TVNZ Kidzone
- Country: New Zealand
- Broadcast area: National

Ownership
- Owner: Television New Zealand, Ltd.
- Sister channels: TV One TV2 U TVNZ 7 TVNZ Heartland TVNZ Pop-up Duke

History
- Launched: 1 May 2011
- Closed: 30 April 2016

Links
- Website: tvnz.co.nz/kidzone

= TVNZ Kidzone =

New Zealand television channel

TVNZ Kidzone was a 24-hour New Zealand children's channel service run by state broadcaster Television New Zealand.
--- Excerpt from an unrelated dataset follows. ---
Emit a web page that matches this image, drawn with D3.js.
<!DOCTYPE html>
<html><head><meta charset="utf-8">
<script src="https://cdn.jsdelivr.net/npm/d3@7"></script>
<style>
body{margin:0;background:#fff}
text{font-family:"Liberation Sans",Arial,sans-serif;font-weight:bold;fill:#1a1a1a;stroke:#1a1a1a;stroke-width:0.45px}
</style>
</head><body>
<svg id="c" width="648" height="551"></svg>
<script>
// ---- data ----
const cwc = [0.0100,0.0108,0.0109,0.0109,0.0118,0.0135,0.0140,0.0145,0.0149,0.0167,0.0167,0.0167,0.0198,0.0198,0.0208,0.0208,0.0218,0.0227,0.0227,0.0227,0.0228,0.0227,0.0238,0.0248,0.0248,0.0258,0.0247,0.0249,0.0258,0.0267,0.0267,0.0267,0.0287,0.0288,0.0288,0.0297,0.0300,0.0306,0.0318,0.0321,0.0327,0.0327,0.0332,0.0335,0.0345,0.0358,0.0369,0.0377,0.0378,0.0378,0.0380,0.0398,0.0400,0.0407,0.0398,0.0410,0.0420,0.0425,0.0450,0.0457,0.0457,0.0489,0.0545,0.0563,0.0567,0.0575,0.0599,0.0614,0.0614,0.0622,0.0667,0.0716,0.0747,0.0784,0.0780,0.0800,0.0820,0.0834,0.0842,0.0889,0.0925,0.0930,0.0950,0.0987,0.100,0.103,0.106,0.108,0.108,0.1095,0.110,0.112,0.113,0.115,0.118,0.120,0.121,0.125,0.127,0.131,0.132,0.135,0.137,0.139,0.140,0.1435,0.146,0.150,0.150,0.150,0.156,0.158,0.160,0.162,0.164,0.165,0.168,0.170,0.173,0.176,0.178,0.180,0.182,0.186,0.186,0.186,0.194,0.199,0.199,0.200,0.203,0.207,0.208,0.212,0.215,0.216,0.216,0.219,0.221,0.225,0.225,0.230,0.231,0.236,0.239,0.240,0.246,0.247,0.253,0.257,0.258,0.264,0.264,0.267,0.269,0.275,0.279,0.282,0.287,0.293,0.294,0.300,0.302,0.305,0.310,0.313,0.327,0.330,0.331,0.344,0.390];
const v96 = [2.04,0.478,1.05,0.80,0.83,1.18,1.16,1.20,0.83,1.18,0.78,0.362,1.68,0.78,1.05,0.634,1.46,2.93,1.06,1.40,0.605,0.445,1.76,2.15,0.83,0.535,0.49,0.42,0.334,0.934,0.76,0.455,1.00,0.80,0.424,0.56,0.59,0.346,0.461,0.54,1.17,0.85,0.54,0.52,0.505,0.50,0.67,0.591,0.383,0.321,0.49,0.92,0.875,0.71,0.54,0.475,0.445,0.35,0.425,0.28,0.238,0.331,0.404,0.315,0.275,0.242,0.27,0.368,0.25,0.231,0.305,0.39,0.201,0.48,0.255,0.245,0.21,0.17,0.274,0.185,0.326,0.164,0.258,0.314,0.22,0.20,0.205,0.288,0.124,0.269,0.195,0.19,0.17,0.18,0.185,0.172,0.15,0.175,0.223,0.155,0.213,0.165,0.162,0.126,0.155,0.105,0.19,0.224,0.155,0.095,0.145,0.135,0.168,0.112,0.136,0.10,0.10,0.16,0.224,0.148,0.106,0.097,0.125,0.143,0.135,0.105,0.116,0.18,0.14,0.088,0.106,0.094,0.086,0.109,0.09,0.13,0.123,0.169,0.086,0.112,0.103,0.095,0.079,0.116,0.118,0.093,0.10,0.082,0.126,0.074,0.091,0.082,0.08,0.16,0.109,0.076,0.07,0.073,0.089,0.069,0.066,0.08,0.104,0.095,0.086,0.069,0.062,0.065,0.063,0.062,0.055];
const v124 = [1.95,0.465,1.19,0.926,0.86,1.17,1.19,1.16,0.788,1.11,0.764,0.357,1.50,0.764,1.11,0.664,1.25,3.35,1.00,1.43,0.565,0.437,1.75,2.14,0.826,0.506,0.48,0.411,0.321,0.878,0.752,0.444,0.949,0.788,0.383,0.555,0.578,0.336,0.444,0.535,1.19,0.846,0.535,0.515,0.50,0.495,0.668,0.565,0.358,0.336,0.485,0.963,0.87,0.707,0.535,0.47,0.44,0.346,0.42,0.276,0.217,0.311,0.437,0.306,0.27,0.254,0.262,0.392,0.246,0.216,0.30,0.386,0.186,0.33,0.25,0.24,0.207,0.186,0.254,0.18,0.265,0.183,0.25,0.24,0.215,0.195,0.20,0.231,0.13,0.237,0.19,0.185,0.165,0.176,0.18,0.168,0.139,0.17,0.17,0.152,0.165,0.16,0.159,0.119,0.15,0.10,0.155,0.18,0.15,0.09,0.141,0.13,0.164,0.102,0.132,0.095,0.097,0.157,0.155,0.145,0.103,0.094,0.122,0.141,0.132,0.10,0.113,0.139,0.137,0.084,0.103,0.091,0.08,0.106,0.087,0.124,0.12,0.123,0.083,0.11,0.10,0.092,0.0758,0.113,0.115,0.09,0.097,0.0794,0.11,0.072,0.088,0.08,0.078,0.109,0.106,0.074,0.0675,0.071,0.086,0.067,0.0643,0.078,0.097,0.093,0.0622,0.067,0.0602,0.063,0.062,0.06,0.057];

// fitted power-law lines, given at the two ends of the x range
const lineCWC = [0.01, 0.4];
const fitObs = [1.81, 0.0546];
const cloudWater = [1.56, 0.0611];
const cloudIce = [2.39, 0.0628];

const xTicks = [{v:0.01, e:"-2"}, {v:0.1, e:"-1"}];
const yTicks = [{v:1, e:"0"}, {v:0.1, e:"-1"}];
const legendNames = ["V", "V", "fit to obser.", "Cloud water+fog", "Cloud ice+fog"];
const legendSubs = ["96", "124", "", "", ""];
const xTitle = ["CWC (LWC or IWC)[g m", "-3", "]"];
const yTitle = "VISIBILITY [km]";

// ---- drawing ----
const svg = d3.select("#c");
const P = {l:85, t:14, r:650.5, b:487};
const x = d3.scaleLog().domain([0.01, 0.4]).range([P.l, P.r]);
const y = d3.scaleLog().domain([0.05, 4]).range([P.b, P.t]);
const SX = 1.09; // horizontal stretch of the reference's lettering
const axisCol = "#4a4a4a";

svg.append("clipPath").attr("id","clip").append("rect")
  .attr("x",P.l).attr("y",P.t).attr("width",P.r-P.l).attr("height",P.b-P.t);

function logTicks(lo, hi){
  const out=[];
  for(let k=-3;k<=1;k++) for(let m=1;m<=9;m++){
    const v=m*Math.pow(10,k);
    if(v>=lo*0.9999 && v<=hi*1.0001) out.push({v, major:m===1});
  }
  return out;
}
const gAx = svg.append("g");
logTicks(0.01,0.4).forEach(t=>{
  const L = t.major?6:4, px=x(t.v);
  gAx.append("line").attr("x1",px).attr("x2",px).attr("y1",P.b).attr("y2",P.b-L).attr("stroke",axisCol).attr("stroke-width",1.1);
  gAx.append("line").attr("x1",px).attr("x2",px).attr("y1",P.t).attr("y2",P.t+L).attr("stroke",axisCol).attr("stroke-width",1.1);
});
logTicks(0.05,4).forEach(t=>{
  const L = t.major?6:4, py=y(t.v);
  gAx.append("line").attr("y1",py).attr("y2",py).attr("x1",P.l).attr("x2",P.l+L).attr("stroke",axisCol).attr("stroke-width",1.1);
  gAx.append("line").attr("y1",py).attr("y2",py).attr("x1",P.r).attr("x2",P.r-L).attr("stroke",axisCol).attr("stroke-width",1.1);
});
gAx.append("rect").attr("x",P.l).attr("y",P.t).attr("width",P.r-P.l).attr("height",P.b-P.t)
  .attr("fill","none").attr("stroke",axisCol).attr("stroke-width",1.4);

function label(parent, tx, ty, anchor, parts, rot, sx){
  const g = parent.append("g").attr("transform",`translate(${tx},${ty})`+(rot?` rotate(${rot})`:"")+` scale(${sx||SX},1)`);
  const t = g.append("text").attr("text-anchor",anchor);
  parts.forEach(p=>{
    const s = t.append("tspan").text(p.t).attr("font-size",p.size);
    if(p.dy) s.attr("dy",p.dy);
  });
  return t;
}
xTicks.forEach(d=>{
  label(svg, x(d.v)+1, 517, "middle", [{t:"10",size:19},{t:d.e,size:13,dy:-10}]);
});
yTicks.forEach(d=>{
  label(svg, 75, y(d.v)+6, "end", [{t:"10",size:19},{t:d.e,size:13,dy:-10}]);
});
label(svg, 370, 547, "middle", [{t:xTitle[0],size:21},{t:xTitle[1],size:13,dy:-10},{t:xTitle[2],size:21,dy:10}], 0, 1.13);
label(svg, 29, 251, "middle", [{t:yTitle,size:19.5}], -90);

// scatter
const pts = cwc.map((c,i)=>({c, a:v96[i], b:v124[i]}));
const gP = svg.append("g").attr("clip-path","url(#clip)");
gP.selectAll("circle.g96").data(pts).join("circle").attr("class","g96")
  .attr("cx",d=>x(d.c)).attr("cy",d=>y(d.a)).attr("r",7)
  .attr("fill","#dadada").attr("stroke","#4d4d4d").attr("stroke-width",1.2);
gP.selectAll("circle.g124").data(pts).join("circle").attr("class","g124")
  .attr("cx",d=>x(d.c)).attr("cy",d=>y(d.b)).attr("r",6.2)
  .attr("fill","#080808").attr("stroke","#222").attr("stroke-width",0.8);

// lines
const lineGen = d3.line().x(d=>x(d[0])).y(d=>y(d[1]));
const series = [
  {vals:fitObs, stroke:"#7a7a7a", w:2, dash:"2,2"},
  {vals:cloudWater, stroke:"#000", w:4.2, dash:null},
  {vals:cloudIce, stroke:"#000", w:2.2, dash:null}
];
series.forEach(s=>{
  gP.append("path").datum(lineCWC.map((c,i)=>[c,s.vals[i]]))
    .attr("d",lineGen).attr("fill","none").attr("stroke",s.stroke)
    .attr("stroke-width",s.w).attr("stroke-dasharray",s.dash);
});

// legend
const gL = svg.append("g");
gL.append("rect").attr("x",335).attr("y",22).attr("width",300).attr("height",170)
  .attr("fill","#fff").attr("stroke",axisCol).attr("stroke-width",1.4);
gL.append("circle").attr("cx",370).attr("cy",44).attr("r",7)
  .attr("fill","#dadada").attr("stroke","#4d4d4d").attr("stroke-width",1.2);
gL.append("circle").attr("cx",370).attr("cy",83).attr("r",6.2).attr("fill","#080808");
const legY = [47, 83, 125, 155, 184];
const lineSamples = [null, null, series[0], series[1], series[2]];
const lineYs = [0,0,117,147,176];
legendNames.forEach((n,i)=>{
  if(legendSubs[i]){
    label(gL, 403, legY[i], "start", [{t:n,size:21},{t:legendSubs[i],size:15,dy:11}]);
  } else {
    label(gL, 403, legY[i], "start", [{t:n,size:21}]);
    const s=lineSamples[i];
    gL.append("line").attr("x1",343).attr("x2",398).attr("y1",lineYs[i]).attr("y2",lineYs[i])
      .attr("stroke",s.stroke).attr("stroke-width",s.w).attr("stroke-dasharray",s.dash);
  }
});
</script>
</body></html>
The channel ran on Digital 106, channel 46 on Sky and channel 14 on Igloo.

==History==
Kidzone was originally a 12-hour service running on former TVNZ channel TVNZ 6. It then ran on TVNZ 7 for a year before its closure in 2012. TVNZ launched TVNZ Kidzone as TVNZ Kidzone24 on 1 May 2011, two months after the closure of TVNZ 6, by then, TVNZ 7 was carrying a two-hour Kidzone block.

TVNZ closed the channel on 30 April 2016, due to SKY's contract with TVNZ expiring at the end of that month. It was made available via TVNZ OnDemand on May 1, 2016.